What to do —
Leave out the pictures and retype only the lines from the opening line to the line that holds "from matplotlib.patches import Rectangle", both ends included.

Dataset content —

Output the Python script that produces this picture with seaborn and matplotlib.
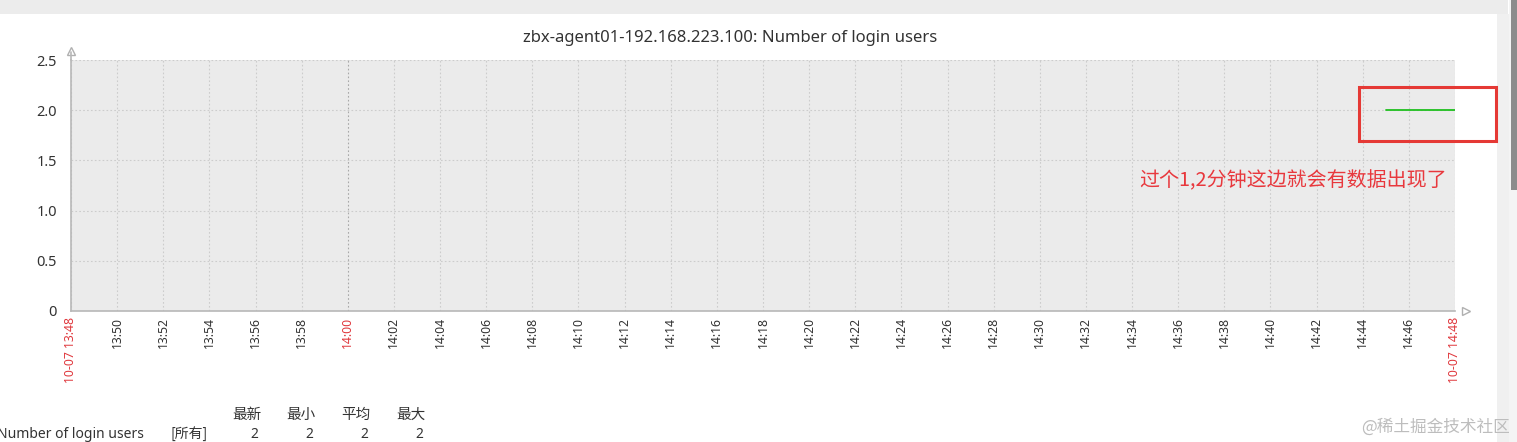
import matplotlib
matplotlib.use("Agg")
import matplotlib.pyplot as plt
import seaborn as sns
from matplotlib.patches import Rectangle

# minutes after 10-07 13:48
tick_minutes = [0, 2, 4, 6, 8, 10, 12, 14, 16, 18, 20, 22, 24, 26, 28, 30,
                32, 34, 36, 38, 40, 42, 44, 46, 48, 50, 52, 54, 56, 58, 60]
tick_labels = ["10-07 13:48", "13:50", "13:52", "13:54", "13:56", "13:58", "14:00",
               "14:02", "14:04", "14:06", "14:08", "14:10", "14:12", "14:14", "14:16",
               "14:18", "14:20", "14:22", "14:24", "14:26", "14:28", "14:30", "14:32",
               "14:34", "14:36", "14:38", "14:40", "14:42", "14:44", "14:46", "10-07 14:48"]
red_labels = ["10-07 13:48", "14:00", "10-07 14:48"]
y_ticks = [0, 0.5, 1.0, 1.5, 2.0, 2.5]
y_labels = ["0", "0.5", "1.0", "1.5", "2.0", "2.5"]

# login users series (data appears only in the last few minutes)
line_minutes = [57, 58, 59, 60]
line_values = [2, 2, 2, 2]

title = "zbx-agent01-192.168.223.100: Number of login users"
item_name = "Number of login users"
stat_headers = ["最新", "最小", "平均", "最大"]
stat_values = ["2", "2", "2", "2"]
note = "过个1,2分钟这边就会有数据出现了"
watermark = "@稀土掘金技术社区"

sns.set_theme(style="white")
plt.rcParams["font.family"] = ["Noto Sans", "Noto Sans CJK SC", "DejaVu Sans"]

fig = plt.figure(figsize=(15.17, 4.42), dpi=100)
W, H = 1517, 442


def fx(px):
    return px / W


def fy(py):
    return 1 - py / H


# page chrome: top band, right band, scrollbar
fig.patches.append(Rectangle((0, fy(14)), fx(1508), 14 / H, transform=fig.transFigure,
                             facecolor="#ececec", edgecolor="none", zorder=0))
fig.patches.append(Rectangle((fx(1497), 0), fx(12), fy(14), transform=fig.transFigure,
                             facecolor="#f0f0f0", edgecolor="none", zorder=0))
fig.patches.append(Rectangle((fx(1509), 0), fx(8), 1, transform=fig.transFigure,
                             facecolor="#f4f4f4", edgecolor="none", zorder=0))
fig.patches.append(Rectangle((fx(1511), fy(190)), fx(6), 190 / H, transform=fig.transFigure,
                             facecolor="#8c8c8c", edgecolor="none", zorder=0))

ax = fig.add_axes([fx(71), fy(311), fx(1455 - 71), (311 - 60) / H])
ax.set_facecolor("#ebebeb")

sns.lineplot(x=line_minutes, y=line_values, ax=ax, color="#1fbf1f", linewidth=1.3)

ax.set_xlim(0, 60)
ax.set_ylim(0, 2.5)
ax.set_xticks(tick_minutes)
ax.set_xticklabels(tick_labels, rotation=90, fontsize=8.8, color="#333333")
for lab in ax.get_xticklabels():
    if lab.get_text() in red_labels:
        lab.set_color("#e0393e")
ax.set_yticks(y_ticks)
ax.set_yticklabels(y_labels, fontsize=10.5, color="#333333")
ax.tick_params(axis="x", length=0, pad=4)
ax.tick_params(axis="y", length=0, pad=10)

for m in tick_minutes:
    c = "#a8a8a8" if m == 12 else "#cccccc"
    ax.axvline(m, color=c, linestyle=(0, (1.5, 2)), linewidth=0.8, zorder=0)
for v in y_ticks[1:]:
    ax.axhline(v, color="#cccccc", linestyle=(0, (1.5, 2)), linewidth=0.8, zorder=0)

for s in ["top", "right"]:
    ax.spines[s].set_visible(False)
for s in ["left", "bottom"]:
    ax.spines[s].set_color("#b8b8b8")
    ax.spines[s].set_linewidth(1.2)

# axis arrows
ax.plot([0], [1.035], transform=ax.transAxes, marker="^", markersize=6,
        mfc="white", mec="#b0b0b0", clip_on=False)
ax.plot([1.008], [0], transform=ax.transAxes, marker=">", markersize=6,
        mfc="white", mec="#b0b0b0", clip_on=False)
ax.plot([0, 0], [1.0, 1.03], transform=ax.transAxes, color="#b8b8b8", lw=1.2, clip_on=False)

fig.text(fx(730), fy(38), title, ha="center", va="center", fontsize=12, color="#333333")

# red annotation box and note
fig.patches.append(Rectangle((fx(1359), fy(141)), fx(1496 - 1359), (141 - 87) / H,
                             transform=fig.transFigure, facecolor="none",
                             edgecolor="#e53935", linewidth=2.2, zorder=5))
fig.text(fx(1293), fy(181), note, ha="center", va="center", fontsize=14.4,
         color="#e8383d", family=["Noto Sans CJK SC", "DejaVu Sans"])

# legend table
header_x = [247, 301, 356, 411]
value_x = [258, 313, 368, 423]
for hx, h in zip(header_x, stat_headers):
    fig.text(fx(hx), fy(415), h, ha="center", va="center", fontsize=10.5,
             color="#333333", weight="medium", family=["Noto Sans CJK SC", "DejaVu Sans"])
fig.text(fx(-3), fy(434), item_name, ha="left", va="center", fontsize=10, color="#333333")
fig.text(fx(170), fy(434), "[所有]", ha="left", va="center", fontsize=10,
         color="#333333", family=["Noto Sans CJK SC", "DejaVu Sans"])
for vx, v in zip(value_x, stat_values):
    fig.text(fx(vx), fy(434), v, ha="right", va="center", fontsize=10, color="#333333")

fig.text(fx(1510), fy(427), watermark, ha="right", va="center", fontsize=12,
         color="#bdbdbd", family=["Noto Sans CJK SC", "DejaVu Sans"])

fig.savefig("out.png", dpi=100, facecolor="white")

Output below —
Output the Python script that produces this picture with seaborn and matplotlib.
import matplotlib
matplotlib.use("Agg")
import matplotlib.pyplot as plt
import seaborn as sns
from matplotlib.patches import Rectangle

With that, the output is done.